SUPPLIED INFORMATION:
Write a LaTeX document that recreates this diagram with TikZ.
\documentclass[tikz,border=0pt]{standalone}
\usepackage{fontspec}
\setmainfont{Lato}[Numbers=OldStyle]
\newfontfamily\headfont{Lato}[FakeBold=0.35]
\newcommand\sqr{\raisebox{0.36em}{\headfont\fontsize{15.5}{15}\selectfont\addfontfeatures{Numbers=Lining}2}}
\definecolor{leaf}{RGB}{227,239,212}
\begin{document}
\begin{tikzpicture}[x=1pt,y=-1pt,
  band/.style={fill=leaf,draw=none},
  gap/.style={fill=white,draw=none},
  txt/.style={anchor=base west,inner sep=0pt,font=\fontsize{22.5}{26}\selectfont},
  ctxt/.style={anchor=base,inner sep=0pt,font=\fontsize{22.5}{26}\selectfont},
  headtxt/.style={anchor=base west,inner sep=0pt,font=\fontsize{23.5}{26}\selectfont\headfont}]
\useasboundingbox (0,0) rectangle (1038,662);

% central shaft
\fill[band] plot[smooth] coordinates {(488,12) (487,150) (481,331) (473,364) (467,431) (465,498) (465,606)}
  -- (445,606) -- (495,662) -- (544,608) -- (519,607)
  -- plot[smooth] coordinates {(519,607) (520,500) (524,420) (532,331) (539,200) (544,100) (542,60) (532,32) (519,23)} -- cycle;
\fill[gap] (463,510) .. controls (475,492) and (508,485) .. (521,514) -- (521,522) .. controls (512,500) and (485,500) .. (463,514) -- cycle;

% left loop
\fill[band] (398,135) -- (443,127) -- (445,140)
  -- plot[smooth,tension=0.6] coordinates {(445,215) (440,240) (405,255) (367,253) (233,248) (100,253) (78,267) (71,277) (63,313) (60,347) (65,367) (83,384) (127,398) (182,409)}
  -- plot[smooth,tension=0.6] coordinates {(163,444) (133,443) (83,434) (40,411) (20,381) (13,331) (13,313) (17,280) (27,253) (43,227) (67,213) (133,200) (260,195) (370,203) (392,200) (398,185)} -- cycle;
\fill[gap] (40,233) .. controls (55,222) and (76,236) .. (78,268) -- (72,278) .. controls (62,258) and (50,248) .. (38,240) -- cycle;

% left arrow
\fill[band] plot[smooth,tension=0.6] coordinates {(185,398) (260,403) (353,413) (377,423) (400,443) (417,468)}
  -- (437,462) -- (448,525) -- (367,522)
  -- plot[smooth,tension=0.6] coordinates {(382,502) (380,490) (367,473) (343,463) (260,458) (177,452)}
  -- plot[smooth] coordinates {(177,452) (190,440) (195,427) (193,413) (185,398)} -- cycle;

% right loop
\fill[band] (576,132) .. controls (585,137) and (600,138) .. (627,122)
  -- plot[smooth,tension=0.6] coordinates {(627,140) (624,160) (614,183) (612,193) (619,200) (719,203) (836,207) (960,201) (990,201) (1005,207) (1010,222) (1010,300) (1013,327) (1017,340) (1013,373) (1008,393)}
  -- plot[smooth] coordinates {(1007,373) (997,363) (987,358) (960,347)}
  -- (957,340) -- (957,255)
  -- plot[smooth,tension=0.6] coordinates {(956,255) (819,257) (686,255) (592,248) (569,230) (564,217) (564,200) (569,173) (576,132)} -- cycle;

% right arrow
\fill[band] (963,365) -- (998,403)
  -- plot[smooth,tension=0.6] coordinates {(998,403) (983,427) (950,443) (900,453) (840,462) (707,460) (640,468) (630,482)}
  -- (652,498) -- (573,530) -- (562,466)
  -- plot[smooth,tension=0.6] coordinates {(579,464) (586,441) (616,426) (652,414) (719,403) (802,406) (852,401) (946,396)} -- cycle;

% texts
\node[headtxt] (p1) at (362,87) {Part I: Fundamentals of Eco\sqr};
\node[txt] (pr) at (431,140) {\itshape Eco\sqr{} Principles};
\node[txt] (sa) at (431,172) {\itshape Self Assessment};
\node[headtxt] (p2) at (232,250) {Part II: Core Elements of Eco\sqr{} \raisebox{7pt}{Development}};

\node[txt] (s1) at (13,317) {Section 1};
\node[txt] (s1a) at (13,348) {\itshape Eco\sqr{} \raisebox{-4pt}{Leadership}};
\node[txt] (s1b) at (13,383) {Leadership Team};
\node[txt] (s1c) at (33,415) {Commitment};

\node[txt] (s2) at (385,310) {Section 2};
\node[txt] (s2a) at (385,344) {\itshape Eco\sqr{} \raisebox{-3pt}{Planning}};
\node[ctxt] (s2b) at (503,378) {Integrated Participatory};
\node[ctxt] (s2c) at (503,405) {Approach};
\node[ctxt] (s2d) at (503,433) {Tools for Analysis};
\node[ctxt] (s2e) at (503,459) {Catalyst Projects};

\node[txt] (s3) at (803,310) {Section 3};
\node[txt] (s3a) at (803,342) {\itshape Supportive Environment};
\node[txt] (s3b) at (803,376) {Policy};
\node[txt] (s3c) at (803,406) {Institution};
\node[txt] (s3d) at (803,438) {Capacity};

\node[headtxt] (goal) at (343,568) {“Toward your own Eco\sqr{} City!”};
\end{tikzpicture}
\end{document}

TASK PROMPT: Make an exact copy of the listing, including every line.

WRITTEN SOLUTION:
Write a LaTeX document that recreates this diagram with TikZ.
\documentclass[tikz,border=0pt]{standalone}
\usepackage{fontspec}
\setmainfont{Lato}[Numbers=OldStyle]
\newfontfamily\headfont{Lato}[FakeBold=0.35]
\newcommand\sqr{\raisebox{0.36em}{\headfont\fontsize{15.5}{15}\selectfont\addfontfeatures{Numbers=Lining}2}}
\definecolor{leaf}{RGB}{227,239,212}
\begin{document}
\begin{tikzpicture}[x=1pt,y=-1pt,
  band/.style={fill=leaf,draw=none},
  gap/.style={fill=white,draw=none},
  txt/.style={anchor=base west,inner sep=0pt,font=\fontsize{22.5}{26}\selectfont},
  ctxt/.style={anchor=base,inner sep=0pt,font=\fontsize{22.5}{26}\selectfont},
  headtxt/.style={anchor=base west,inner sep=0pt,font=\fontsize{23.5}{26}\selectfont\headfont}]
\useasboundingbox (0,0) rectangle (1038,662);

% central shaft
\fill[band] plot[smooth] coordinates {(488,12) (487,150) (481,331) (473,364) (467,431) (465,498) (465,606)}
  -- (445,606) -- (495,662) -- (544,608) -- (519,607)
  -- plot[smooth] coordinates {(519,607) (520,500) (524,420) (532,331) (539,200) (544,100) (542,60) (532,32) (519,23)} -- cycle;
\fill[gap] (463,510) .. controls (475,492) and (508,485) .. (521,514) -- (521,522) .. controls (512,500) and (485,500) .. (463,514) -- cycle;

% left loop
\fill[band] (398,135) -- (443,127) -- (445,140)
  -- plot[smooth,tension=0.6] coordinates {(445,215) (440,240) (405,255) (367,253) (233,248) (100,253) (78,267) (71,277) (63,313) (60,347) (65,367) (83,384) (127,398) (182,409)}
  -- plot[smooth,tension=0.6] coordinates {(163,444) (133,443) (83,434) (40,411) (20,381) (13,331) (13,313) (17,280) (27,253) (43,227) (67,213) (133,200) (260,195) (370,203) (392,200) (398,185)} -- cycle;
\fill[gap] (40,233) .. controls (55,222) and (76,236) .. (78,268) -- (72,278) .. controls (62,258) and (50,248) .. (38,240) -- cycle;

% left arrow
\fill[band] plot[smooth,tension=0.6] coordinates {(185,398) (260,403) (353,413) (377,423) (400,443) (417,468)}
  -- (437,462) -- (448,525) -- (367,522)
  -- plot[smooth,tension=0.6] coordinates {(382,502) (380,490) (367,473) (343,463) (260,458) (177,452)}
  -- plot[smooth] coordinates {(177,452) (190,440) (195,427) (193,413) (185,398)} -- cycle;

% right loop
\fill[band] (576,132) .. controls (585,137) and (600,138) .. (627,122)
  -- plot[smooth,tension=0.6] coordinates {(627,140) (624,160) (614,183) (612,193) (619,200) (719,203) (836,207) (960,201) (990,201) (1005,207) (1010,222) (1010,300) (1013,327) (1017,340) (1013,373) (1008,393)}
  -- plot[smooth] coordinates {(1007,373) (997,363) (987,358) (960,347)}
  -- (957,340) -- (957,255)
  -- plot[smooth,tension=0.6] coordinates {(956,255) (819,257) (686,255) (592,248) (569,230) (564,217) (564,200) (569,173) (576,132)} -- cycle;

% right arrow
\fill[band] (963,365) -- (998,403)
  -- plot[smooth,tension=0.6] coordinates {(998,403) (983,427) (950,443) (900,453) (840,462) (707,460) (640,468) (630,482)}
  -- (652,498) -- (573,530) -- (562,466)
  -- plot[smooth,tension=0.6] coordinates {(579,464) (586,441) (616,426) (652,414) (719,403) (802,406) (852,401) (946,396)} -- cycle;

% texts
\node[headtxt] (p1) at (362,87) {Part I: Fundamentals of Eco\sqr};
\node[txt] (pr) at (431,140) {\itshape Eco\sqr{} Principles};
\node[txt] (sa) at (431,172) {\itshape Self Assessment};
\node[headtxt] (p2) at (232,250) {Part II: Core Elements of Eco\sqr{} \raisebox{7pt}{Development}};

\node[txt] (s1) at (13,317) {Section 1};
\node[txt] (s1a) at (13,348) {\itshape Eco\sqr{} \raisebox{-4pt}{Leadership}};
\node[txt] (s1b) at (13,383) {Leadership Team};
\node[txt] (s1c) at (33,415) {Commitment};

\node[txt] (s2) at (385,310) {Section 2};
\node[txt] (s2a) at (385,344) {\itshape Eco\sqr{} \raisebox{-3pt}{Planning}};
\node[ctxt] (s2b) at (503,378) {Integrated Participatory};
\node[ctxt] (s2c) at (503,405) {Approach};
\node[ctxt] (s2d) at (503,433) {Tools for Analysis};
\node[ctxt] (s2e) at (503,459) {Catalyst Projects};

\node[txt] (s3) at (803,310) {Section 3};
\node[txt] (s3a) at (803,342) {\itshape Supportive Environment};
\node[txt] (s3b) at (803,376) {Policy};
\node[txt] (s3c) at (803,406) {Institution};
\node[txt] (s3d) at (803,438) {Capacity};

\node[headtxt] (goal) at (343,568) {“Toward your own Eco\sqr{} City!”};
\end{tikzpicture}
\end{document}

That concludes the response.